5. What comes next? Because the Original Observation is now understood to have been incorrect, we’re about to replace an insurance program with an investment policy. This is of course a simple category mistake that nobody should make. Under insurance, you pay premiums so that if a bad outcome occurs you get a set payout. Under investment, you set aside capital which may or may not yield a return of indeterminate proportion whether or not a bad outcome occurs. They perform very different functions, and in particular, they allocate risk differently. Under insurance, the insurer takes the risk. Under investment, you do.

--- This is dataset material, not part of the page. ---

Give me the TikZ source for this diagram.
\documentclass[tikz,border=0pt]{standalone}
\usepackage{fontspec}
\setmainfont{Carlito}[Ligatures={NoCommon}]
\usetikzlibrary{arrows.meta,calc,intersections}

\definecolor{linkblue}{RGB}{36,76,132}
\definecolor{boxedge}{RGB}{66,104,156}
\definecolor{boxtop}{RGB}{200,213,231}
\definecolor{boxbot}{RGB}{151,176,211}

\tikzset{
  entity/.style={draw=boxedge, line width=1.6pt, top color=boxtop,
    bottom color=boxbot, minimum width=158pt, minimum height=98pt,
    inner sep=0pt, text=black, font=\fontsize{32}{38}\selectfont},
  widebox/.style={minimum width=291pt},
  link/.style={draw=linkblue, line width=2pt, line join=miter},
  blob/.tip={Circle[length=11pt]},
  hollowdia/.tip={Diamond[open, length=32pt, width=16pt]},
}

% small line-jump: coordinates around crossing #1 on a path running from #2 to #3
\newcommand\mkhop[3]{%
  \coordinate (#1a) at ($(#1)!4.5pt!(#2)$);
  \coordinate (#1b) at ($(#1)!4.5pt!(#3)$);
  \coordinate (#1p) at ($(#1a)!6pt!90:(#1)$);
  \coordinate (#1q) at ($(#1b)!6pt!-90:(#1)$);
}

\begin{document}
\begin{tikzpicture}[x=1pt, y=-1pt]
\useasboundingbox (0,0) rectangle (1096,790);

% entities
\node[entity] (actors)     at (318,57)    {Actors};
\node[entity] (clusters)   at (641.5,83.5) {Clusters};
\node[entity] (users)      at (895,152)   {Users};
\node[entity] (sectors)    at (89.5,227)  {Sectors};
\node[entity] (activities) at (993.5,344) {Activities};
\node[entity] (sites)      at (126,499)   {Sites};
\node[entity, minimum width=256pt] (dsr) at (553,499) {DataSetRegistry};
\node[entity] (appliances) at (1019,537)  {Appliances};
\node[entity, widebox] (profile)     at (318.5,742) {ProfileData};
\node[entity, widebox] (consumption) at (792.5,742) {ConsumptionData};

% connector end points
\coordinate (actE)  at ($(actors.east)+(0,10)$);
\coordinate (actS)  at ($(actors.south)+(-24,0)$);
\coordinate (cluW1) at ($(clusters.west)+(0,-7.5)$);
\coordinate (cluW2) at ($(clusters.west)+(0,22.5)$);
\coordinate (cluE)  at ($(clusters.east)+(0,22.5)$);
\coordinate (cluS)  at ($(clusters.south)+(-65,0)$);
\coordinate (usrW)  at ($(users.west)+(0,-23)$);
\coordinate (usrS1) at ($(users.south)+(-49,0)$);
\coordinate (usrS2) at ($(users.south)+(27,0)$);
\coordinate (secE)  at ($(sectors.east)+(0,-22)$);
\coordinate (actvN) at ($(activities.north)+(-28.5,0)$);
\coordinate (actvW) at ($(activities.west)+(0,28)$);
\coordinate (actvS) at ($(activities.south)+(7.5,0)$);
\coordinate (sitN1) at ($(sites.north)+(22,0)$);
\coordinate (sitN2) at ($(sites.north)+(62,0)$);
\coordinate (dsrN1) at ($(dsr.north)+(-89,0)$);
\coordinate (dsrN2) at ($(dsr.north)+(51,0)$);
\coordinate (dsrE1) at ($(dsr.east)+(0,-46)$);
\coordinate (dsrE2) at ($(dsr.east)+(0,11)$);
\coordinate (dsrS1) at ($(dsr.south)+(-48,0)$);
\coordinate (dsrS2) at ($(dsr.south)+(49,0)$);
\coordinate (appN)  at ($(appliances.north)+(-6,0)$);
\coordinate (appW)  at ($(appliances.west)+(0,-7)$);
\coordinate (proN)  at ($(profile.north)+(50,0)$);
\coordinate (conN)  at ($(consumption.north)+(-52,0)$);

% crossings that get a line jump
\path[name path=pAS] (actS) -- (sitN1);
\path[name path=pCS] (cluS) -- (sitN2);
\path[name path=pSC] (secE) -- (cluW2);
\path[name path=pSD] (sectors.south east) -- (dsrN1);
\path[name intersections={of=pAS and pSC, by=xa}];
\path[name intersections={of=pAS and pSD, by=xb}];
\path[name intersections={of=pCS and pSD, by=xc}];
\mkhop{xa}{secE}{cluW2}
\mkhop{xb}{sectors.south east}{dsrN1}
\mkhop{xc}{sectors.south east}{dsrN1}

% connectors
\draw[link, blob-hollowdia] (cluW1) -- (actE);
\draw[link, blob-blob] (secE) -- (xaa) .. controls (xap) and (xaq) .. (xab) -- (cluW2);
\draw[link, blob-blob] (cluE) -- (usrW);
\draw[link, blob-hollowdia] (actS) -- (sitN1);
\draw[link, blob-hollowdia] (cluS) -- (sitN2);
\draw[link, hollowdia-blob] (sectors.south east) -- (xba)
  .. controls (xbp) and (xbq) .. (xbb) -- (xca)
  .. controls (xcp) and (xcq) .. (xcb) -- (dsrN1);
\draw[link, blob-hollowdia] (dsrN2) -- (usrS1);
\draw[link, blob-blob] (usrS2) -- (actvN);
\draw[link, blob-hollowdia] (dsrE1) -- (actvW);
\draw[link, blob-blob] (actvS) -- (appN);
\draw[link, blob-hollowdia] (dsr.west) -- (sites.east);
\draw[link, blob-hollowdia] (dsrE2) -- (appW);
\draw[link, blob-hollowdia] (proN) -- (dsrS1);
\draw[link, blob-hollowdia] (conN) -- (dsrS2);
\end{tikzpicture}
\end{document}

But if we believe that capitalism polices itself, we don’t need insurance and there’s no risk from investment.

6. What to do? Oh boy, I don’t know. But any answer to that question should take into account some version of the foregoing, or else of some better history, because I suspect that the laws of human behavior that yielded the Original Observation haven’t been repealed and won’t be, even if the New Deal is.